Plotting code records:
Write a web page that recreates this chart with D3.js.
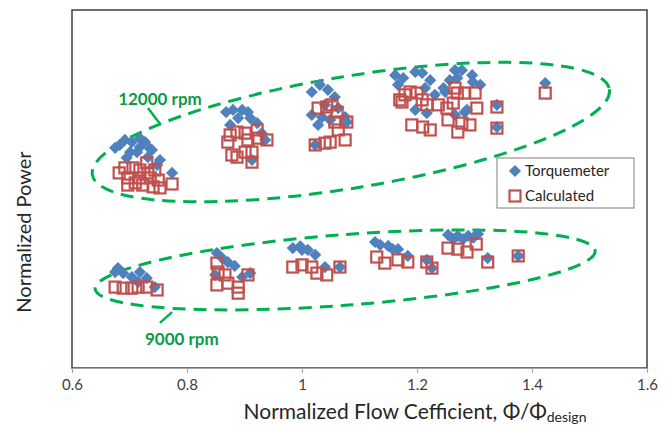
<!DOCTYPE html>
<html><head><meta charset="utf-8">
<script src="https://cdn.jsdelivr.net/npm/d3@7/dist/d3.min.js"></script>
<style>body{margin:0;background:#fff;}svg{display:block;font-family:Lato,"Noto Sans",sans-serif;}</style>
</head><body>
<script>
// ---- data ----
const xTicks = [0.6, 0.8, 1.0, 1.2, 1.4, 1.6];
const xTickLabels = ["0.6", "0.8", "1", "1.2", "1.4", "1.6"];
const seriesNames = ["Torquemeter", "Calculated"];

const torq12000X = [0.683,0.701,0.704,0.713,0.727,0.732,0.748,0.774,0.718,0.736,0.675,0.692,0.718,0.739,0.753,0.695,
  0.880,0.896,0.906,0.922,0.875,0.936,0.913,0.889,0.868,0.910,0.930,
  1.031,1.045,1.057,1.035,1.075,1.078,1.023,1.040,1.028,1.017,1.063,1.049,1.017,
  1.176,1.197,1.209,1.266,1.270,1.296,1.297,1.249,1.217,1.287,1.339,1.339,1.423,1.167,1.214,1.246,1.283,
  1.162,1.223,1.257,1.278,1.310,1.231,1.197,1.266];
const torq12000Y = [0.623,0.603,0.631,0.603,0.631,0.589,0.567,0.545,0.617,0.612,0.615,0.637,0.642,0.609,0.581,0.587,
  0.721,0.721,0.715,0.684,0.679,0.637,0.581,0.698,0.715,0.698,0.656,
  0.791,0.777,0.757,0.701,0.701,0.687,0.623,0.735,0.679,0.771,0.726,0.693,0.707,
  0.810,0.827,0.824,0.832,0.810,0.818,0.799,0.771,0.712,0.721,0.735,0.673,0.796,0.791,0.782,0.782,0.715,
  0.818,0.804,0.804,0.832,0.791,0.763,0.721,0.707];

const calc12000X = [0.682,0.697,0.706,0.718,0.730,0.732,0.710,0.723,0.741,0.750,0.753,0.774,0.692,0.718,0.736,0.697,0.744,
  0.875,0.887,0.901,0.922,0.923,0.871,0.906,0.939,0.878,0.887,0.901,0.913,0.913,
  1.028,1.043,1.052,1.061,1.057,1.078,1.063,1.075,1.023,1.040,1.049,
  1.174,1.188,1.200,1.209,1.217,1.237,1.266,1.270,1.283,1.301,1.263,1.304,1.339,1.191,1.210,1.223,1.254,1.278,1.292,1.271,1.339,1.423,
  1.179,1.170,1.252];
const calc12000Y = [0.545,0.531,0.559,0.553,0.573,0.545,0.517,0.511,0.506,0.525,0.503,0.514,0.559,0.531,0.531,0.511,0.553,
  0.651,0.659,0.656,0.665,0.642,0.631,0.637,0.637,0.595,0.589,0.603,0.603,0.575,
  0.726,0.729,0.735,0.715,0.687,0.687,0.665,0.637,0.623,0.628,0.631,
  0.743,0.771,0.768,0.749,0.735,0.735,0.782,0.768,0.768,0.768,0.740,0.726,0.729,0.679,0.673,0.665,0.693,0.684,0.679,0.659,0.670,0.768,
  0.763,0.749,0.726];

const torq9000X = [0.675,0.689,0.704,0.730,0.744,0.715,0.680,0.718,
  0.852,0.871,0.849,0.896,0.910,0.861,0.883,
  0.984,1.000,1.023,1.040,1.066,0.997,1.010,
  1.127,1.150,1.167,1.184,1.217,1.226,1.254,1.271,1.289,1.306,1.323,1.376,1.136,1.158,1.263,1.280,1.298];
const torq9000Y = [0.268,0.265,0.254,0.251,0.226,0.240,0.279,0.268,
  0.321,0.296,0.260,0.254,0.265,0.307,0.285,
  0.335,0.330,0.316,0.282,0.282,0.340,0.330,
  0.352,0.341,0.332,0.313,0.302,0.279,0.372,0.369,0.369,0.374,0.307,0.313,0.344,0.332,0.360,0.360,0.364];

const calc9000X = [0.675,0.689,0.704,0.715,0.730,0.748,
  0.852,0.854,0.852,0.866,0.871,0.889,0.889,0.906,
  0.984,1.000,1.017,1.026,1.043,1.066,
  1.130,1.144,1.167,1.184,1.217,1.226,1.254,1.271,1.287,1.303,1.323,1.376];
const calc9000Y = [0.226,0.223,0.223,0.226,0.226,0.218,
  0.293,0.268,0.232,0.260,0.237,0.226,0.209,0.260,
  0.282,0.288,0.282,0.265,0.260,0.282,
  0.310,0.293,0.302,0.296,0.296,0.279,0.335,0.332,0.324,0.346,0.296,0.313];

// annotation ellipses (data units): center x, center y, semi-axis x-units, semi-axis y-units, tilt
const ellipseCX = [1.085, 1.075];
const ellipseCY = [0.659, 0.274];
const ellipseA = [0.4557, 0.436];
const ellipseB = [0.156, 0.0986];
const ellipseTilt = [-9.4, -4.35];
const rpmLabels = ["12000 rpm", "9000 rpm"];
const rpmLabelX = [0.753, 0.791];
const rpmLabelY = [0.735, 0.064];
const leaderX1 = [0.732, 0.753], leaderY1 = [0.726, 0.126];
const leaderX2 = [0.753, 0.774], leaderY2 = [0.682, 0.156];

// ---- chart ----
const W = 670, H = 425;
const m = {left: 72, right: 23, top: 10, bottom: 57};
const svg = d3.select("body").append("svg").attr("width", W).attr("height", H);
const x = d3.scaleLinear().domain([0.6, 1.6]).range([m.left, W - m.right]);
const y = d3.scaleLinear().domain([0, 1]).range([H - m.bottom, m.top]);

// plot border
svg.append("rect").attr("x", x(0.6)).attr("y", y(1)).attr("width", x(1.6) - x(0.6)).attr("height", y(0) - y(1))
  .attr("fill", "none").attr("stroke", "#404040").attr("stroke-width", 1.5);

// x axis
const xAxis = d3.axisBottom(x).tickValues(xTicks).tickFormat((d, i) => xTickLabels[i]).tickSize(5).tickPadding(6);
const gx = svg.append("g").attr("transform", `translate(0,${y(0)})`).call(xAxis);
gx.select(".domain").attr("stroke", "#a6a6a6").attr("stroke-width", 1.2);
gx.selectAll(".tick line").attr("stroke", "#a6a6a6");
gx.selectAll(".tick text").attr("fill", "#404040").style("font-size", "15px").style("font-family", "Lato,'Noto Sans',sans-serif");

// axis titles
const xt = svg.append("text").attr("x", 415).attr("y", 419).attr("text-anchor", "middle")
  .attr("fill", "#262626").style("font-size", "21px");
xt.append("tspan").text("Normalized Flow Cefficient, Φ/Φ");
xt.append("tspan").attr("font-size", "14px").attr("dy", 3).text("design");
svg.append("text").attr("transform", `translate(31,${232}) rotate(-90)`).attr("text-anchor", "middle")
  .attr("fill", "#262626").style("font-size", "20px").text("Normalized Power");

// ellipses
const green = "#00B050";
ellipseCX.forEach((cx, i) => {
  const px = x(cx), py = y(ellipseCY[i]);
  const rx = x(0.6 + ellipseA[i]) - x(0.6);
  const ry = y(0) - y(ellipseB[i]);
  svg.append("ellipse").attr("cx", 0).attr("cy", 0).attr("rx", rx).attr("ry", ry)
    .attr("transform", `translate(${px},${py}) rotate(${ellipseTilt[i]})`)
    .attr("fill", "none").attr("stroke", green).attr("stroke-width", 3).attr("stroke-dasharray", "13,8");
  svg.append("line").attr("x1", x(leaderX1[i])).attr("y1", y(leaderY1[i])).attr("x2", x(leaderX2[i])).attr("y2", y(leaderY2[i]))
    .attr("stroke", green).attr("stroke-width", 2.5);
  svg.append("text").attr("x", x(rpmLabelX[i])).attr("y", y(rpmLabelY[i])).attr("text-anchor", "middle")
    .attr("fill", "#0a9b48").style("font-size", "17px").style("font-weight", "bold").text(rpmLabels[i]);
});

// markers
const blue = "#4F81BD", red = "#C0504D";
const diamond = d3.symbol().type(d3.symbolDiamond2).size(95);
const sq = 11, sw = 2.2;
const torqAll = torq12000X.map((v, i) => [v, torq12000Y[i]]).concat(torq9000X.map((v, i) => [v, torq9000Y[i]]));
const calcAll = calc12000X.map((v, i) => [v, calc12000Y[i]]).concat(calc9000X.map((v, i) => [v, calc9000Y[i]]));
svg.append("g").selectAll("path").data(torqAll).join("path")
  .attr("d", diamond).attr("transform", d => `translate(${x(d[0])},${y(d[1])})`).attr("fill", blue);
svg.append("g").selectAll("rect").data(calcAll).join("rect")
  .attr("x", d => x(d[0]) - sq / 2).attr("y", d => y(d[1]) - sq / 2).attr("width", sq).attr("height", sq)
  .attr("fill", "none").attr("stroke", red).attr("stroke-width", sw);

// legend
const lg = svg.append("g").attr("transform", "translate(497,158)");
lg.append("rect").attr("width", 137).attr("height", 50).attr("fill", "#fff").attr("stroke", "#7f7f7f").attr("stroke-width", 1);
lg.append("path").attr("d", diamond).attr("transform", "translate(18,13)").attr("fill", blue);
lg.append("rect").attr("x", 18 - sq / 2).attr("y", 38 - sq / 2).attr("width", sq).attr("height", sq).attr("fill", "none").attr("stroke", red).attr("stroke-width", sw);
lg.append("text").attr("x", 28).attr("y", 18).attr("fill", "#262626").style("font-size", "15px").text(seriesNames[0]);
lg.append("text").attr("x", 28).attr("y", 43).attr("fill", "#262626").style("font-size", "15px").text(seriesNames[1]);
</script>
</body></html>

--

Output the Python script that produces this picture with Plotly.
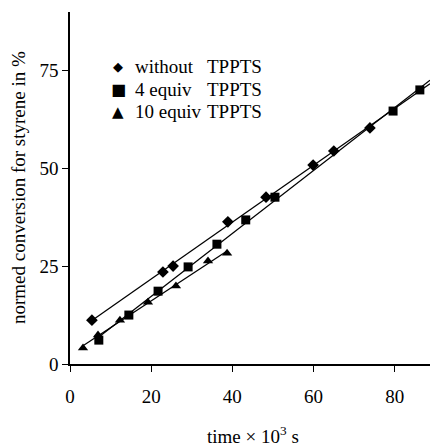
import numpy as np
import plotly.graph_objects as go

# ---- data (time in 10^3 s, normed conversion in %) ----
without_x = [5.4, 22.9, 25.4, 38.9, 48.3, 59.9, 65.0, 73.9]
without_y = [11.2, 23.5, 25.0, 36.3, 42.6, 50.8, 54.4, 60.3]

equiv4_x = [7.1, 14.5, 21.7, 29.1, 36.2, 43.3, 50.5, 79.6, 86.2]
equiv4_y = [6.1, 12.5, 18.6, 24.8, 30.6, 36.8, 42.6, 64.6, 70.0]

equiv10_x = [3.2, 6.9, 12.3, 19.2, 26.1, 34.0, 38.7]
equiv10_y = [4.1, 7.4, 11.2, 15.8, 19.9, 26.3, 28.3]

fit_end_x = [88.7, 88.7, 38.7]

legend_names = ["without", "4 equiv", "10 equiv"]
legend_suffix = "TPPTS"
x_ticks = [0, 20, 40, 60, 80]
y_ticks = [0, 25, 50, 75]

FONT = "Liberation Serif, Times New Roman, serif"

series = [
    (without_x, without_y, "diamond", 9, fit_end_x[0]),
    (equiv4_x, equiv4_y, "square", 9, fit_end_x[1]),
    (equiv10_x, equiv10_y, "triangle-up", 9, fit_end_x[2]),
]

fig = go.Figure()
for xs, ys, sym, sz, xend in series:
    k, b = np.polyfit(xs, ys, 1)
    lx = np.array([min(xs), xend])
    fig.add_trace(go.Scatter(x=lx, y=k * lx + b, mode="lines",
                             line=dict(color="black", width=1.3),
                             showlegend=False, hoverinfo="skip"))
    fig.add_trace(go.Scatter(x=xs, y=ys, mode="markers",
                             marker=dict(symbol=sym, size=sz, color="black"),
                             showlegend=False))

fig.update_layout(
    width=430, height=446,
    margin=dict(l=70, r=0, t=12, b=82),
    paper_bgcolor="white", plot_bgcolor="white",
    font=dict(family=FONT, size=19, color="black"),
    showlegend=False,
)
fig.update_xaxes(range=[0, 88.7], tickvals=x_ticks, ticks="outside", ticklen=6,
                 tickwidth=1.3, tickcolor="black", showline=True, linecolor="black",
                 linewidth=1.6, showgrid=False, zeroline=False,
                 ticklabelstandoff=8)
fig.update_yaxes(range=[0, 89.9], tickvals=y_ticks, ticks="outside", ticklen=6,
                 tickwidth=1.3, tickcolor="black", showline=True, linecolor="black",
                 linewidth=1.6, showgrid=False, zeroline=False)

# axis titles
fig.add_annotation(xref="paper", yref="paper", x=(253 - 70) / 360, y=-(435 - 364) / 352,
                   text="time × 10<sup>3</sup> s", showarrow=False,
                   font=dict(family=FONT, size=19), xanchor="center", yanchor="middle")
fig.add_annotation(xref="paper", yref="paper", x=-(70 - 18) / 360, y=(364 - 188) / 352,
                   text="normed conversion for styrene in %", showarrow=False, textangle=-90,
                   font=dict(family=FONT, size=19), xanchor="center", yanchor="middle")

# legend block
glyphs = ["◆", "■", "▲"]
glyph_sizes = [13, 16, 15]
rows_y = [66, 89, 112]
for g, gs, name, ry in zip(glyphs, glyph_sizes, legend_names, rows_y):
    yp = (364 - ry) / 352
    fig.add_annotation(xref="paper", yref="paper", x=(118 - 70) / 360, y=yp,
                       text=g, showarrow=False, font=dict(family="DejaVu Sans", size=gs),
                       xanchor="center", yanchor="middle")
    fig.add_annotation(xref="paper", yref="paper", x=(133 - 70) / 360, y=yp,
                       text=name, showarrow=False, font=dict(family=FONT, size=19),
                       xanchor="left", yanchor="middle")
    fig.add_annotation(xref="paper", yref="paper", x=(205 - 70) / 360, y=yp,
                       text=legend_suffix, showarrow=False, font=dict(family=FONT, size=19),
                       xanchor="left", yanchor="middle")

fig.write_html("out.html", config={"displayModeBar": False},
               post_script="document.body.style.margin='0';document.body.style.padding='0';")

Written exercise:
Pull out all lines from the listing that contain the string "chart".

Finished task:
Write a web page that recreates this chart with D3.js.
// ---- chart ----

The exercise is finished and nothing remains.